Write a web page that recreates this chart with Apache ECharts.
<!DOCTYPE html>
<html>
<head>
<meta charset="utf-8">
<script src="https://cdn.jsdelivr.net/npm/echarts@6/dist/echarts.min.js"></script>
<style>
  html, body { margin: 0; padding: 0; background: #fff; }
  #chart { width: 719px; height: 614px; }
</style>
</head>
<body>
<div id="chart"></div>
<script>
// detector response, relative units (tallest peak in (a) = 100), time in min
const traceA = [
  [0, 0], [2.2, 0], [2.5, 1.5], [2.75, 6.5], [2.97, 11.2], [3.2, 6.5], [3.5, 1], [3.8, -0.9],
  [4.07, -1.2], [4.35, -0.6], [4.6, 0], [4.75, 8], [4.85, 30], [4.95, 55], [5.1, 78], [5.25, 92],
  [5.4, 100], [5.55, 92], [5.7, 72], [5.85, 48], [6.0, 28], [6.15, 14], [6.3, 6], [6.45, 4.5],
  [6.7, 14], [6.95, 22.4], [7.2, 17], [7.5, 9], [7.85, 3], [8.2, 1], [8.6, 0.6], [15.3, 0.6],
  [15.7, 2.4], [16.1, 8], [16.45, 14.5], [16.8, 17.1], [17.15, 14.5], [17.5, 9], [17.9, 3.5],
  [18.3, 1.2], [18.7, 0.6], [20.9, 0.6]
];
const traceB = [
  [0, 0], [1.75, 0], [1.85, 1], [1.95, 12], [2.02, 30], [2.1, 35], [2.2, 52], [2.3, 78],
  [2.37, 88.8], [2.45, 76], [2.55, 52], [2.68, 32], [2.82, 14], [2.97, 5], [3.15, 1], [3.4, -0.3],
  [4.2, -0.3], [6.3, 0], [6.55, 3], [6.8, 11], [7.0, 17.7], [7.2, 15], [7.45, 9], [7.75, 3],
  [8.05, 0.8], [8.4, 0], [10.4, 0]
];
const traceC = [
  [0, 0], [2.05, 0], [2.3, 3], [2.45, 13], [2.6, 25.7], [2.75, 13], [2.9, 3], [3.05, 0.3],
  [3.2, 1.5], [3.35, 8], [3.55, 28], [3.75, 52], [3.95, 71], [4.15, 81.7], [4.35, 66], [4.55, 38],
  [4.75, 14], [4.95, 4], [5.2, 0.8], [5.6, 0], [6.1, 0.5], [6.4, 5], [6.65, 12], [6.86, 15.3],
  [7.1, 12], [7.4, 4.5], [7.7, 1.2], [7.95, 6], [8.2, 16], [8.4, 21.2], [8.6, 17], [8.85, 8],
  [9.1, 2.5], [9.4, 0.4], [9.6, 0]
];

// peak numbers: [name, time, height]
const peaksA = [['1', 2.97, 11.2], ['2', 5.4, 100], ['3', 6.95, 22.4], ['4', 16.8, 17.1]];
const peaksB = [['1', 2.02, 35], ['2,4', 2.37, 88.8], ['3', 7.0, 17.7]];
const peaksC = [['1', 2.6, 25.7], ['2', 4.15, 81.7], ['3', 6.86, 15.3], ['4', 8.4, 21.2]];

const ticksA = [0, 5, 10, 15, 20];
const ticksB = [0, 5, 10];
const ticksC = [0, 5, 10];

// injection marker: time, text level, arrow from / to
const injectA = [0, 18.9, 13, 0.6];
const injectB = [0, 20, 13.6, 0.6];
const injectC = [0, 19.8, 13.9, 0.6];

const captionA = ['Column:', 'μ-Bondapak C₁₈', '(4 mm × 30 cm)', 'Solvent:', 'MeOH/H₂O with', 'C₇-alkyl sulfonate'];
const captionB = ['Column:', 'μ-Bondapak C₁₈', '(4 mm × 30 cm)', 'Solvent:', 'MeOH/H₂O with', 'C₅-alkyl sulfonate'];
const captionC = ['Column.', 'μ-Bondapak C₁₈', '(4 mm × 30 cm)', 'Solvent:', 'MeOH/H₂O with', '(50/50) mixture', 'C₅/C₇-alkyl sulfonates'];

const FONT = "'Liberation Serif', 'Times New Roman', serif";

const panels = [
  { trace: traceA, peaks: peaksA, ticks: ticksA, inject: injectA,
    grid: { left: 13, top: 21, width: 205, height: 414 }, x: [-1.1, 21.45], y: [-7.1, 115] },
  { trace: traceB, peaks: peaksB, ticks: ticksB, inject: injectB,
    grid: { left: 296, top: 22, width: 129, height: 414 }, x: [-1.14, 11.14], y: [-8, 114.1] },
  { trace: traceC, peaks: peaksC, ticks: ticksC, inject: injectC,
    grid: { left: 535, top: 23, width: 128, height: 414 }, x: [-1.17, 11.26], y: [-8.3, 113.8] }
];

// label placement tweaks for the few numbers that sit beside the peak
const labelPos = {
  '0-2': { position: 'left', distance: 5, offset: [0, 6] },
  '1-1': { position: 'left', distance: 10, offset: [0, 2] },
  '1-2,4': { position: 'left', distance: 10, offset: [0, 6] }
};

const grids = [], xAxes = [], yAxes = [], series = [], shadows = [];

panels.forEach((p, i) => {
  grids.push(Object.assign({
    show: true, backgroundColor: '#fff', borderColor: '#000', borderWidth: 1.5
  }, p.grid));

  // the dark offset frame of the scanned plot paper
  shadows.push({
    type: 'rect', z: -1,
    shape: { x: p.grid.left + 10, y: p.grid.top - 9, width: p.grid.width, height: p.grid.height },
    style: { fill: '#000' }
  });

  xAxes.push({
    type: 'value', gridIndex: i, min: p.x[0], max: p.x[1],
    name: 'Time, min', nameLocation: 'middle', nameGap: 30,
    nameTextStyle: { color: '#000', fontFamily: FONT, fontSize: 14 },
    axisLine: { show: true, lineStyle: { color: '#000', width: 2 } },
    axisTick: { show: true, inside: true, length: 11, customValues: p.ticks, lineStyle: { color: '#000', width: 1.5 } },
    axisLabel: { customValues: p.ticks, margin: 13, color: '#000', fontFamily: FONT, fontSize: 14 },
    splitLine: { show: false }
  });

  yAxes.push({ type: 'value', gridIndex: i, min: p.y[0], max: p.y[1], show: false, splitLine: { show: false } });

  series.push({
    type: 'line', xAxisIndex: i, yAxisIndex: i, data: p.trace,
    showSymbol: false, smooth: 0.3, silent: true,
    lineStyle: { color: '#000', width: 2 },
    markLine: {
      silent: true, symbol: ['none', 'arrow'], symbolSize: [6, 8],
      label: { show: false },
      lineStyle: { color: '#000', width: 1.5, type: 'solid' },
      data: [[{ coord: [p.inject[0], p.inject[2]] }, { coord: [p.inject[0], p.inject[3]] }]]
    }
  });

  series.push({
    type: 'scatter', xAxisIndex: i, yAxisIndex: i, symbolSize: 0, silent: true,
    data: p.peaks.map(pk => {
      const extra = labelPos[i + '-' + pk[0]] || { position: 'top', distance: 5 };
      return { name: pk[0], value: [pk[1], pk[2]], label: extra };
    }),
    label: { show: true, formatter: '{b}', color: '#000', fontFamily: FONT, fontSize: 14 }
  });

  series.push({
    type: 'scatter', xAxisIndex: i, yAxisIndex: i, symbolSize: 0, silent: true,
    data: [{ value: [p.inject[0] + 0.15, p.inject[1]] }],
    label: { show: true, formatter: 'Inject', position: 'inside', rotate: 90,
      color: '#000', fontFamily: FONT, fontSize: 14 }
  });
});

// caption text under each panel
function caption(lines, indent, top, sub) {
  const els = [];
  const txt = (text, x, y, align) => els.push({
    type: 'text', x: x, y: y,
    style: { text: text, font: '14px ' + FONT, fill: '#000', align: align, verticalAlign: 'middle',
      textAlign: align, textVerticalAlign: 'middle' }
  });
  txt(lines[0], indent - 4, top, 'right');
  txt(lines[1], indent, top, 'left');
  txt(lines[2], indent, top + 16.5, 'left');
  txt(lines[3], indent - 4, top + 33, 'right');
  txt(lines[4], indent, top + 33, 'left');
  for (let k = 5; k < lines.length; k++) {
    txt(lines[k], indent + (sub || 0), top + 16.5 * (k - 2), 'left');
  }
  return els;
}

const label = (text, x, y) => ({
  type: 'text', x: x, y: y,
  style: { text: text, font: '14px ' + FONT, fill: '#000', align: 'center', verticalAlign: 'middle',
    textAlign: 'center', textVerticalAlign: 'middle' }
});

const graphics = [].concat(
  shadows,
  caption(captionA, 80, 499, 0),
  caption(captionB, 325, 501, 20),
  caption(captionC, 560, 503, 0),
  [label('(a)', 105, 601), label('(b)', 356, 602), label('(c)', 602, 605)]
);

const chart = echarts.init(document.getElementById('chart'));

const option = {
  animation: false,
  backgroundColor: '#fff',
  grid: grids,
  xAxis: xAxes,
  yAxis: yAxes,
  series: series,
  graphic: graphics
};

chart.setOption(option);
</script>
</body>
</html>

§

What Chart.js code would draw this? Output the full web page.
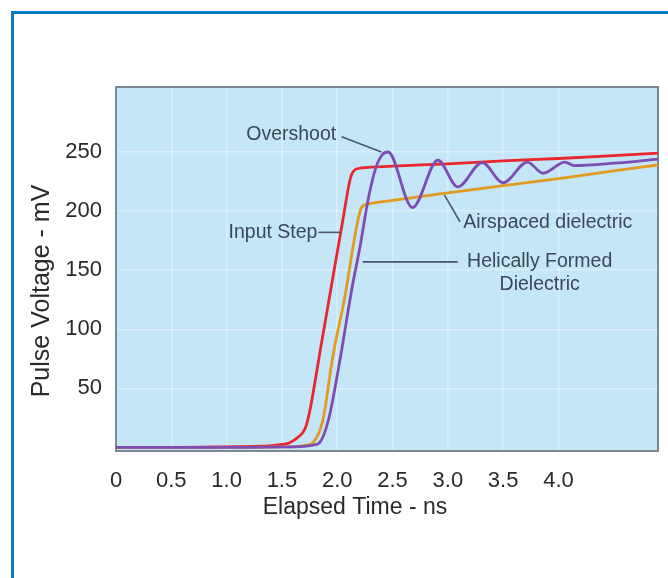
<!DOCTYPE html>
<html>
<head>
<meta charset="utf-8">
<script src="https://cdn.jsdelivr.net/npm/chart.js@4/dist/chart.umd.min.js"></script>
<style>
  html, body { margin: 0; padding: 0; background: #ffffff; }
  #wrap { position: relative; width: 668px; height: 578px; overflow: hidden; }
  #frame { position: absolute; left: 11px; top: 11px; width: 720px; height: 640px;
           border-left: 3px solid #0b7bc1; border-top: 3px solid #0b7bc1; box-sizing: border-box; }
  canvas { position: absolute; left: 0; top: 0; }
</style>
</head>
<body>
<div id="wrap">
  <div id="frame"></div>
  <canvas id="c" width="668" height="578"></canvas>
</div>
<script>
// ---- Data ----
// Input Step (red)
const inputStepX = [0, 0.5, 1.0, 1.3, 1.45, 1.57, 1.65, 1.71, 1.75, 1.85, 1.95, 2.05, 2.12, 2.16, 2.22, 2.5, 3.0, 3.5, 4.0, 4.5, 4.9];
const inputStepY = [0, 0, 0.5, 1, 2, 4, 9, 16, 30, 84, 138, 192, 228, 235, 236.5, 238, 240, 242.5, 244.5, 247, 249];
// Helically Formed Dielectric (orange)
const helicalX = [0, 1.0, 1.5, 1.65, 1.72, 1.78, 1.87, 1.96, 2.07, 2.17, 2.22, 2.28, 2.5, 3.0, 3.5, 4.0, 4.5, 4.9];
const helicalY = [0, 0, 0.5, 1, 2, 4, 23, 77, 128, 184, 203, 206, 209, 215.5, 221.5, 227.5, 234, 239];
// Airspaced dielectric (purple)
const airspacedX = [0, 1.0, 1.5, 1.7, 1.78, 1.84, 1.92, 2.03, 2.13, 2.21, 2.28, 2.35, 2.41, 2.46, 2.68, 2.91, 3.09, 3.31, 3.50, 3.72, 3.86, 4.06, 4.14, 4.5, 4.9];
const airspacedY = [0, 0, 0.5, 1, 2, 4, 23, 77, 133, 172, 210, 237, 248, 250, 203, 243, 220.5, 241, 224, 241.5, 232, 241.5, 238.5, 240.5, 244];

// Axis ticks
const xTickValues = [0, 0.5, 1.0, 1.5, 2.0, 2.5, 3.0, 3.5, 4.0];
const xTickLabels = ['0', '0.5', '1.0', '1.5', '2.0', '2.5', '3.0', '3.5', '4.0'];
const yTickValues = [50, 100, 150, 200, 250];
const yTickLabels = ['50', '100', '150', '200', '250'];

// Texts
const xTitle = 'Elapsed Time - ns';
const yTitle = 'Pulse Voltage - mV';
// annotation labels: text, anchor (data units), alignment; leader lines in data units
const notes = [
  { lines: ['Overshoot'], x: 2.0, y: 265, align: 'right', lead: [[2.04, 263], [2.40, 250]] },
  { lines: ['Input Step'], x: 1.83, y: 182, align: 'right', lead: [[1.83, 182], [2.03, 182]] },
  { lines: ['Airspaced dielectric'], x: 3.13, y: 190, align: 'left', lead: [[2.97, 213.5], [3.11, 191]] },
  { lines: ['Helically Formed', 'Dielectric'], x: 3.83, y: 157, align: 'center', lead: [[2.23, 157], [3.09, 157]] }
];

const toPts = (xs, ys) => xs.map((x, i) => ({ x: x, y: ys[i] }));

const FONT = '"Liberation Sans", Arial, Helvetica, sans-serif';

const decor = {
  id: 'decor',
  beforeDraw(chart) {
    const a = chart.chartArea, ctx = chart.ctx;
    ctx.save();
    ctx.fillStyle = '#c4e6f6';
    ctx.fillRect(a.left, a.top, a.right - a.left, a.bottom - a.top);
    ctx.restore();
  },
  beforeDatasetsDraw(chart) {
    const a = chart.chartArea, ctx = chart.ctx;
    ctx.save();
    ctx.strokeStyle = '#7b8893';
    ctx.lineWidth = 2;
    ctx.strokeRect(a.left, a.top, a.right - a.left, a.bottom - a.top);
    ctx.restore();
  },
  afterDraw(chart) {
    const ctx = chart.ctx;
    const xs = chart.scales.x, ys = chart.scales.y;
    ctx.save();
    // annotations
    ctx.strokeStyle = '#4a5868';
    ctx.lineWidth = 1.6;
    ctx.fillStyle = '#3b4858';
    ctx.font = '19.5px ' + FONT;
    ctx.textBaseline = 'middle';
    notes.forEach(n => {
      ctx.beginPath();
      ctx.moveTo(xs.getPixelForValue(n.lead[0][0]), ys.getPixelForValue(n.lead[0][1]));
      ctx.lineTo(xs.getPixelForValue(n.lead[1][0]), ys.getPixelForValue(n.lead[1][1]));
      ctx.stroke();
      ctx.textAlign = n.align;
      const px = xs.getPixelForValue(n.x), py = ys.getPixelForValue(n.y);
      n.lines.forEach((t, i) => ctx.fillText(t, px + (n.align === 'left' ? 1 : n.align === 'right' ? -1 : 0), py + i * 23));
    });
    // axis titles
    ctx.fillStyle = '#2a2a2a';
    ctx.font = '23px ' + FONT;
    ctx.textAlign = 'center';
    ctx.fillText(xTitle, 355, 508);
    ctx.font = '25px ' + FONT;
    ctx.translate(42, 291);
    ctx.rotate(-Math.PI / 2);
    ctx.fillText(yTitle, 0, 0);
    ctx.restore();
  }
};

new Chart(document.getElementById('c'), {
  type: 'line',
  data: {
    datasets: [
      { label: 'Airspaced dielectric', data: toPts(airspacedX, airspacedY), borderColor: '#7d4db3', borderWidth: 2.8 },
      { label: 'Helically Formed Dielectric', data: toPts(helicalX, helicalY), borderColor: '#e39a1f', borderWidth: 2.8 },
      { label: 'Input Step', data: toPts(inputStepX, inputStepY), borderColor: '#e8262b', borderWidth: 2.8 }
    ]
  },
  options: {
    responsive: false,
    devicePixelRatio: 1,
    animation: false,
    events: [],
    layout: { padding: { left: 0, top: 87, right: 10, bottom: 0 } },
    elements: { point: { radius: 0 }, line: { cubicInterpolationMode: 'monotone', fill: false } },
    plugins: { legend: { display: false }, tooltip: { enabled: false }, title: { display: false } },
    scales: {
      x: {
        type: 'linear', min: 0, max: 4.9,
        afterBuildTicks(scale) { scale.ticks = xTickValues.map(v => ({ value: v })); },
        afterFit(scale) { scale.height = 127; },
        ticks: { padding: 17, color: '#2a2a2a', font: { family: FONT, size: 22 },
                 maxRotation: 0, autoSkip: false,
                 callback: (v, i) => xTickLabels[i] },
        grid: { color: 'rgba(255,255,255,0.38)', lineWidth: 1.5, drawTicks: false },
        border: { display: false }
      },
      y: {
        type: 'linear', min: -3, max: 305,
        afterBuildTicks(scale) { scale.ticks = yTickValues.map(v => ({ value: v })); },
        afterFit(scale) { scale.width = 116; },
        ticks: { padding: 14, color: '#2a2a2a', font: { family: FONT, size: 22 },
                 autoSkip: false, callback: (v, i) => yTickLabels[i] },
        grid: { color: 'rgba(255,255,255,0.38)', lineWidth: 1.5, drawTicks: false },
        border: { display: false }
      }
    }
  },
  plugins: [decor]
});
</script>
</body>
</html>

§

WHAT IS ASKED ▸ From the records above, repeat exactly the lines from the one with "Write a web" through the one with "const ticksC = [0, 5, 10];", both included.

FINAL RESULT ▸
Write a web page that recreates this chart with Apache ECharts.
<!DOCTYPE html>
<html>
<head>
<meta charset="utf-8">
<script src="https://cdn.jsdelivr.net/npm/echarts@6/dist/echarts.min.js"></script>
<style>
  html, body { margin: 0; padding: 0; background: #fff; }
  #chart { width: 719px; height: 614px; }
</style>
</head>
<body>
<div id="chart"></div>
<script>
// detector response, relative units (tallest peak in (a) = 100), time in min
const traceA = [
  [0, 0], [2.2, 0], [2.5, 1.5], [2.75, 6.5], [2.97, 11.2], [3.2, 6.5], [3.5, 1], [3.8, -0.9],
  [4.07, -1.2], [4.35, -0.6], [4.6, 0], [4.75, 8], [4.85, 30], [4.95, 55], [5.1, 78], [5.25, 92],
  [5.4, 100], [5.55, 92], [5.7, 72], [5.85, 48], [6.0, 28], [6.15, 14], [6.3, 6], [6.45, 4.5],
  [6.7, 14], [6.95, 22.4], [7.2, 17], [7.5, 9], [7.85, 3], [8.2, 1], [8.6, 0.6], [15.3, 0.6],
  [15.7, 2.4], [16.1, 8], [16.45, 14.5], [16.8, 17.1], [17.15, 14.5], [17.5, 9], [17.9, 3.5],
  [18.3, 1.2], [18.7, 0.6], [20.9, 0.6]
];
const traceB = [
  [0, 0], [1.75, 0], [1.85, 1], [1.95, 12], [2.02, 30], [2.1, 35], [2.2, 52], [2.3, 78],
  [2.37, 88.8], [2.45, 76], [2.55, 52], [2.68, 32], [2.82, 14], [2.97, 5], [3.15, 1], [3.4, -0.3],
  [4.2, -0.3], [6.3, 0], [6.55, 3], [6.8, 11], [7.0, 17.7], [7.2, 15], [7.45, 9], [7.75, 3],
  [8.05, 0.8], [8.4, 0], [10.4, 0]
];
const traceC = [
  [0, 0], [2.05, 0], [2.3, 3], [2.45, 13], [2.6, 25.7], [2.75, 13], [2.9, 3], [3.05, 0.3],
  [3.2, 1.5], [3.35, 8], [3.55, 28], [3.75, 52], [3.95, 71], [4.15, 81.7], [4.35, 66], [4.55, 38],
  [4.75, 14], [4.95, 4], [5.2, 0.8], [5.6, 0], [6.1, 0.5], [6.4, 5], [6.65, 12], [6.86, 15.3],
  [7.1, 12], [7.4, 4.5], [7.7, 1.2], [7.95, 6], [8.2, 16], [8.4, 21.2], [8.6, 17], [8.85, 8],
  [9.1, 2.5], [9.4, 0.4], [9.6, 0]
];

// peak numbers: [name, time, height]
const peaksA = [['1', 2.97, 11.2], ['2', 5.4, 100], ['3', 6.95, 22.4], ['4', 16.8, 17.1]];
const peaksB = [['1', 2.02, 35], ['2,4', 2.37, 88.8], ['3', 7.0, 17.7]];
const peaksC = [['1', 2.6, 25.7], ['2', 4.15, 81.7], ['3', 6.86, 15.3], ['4', 8.4, 21.2]];

const ticksA = [0, 5, 10, 15, 20];
const ticksB = [0, 5, 10];
const ticksC = [0, 5, 10];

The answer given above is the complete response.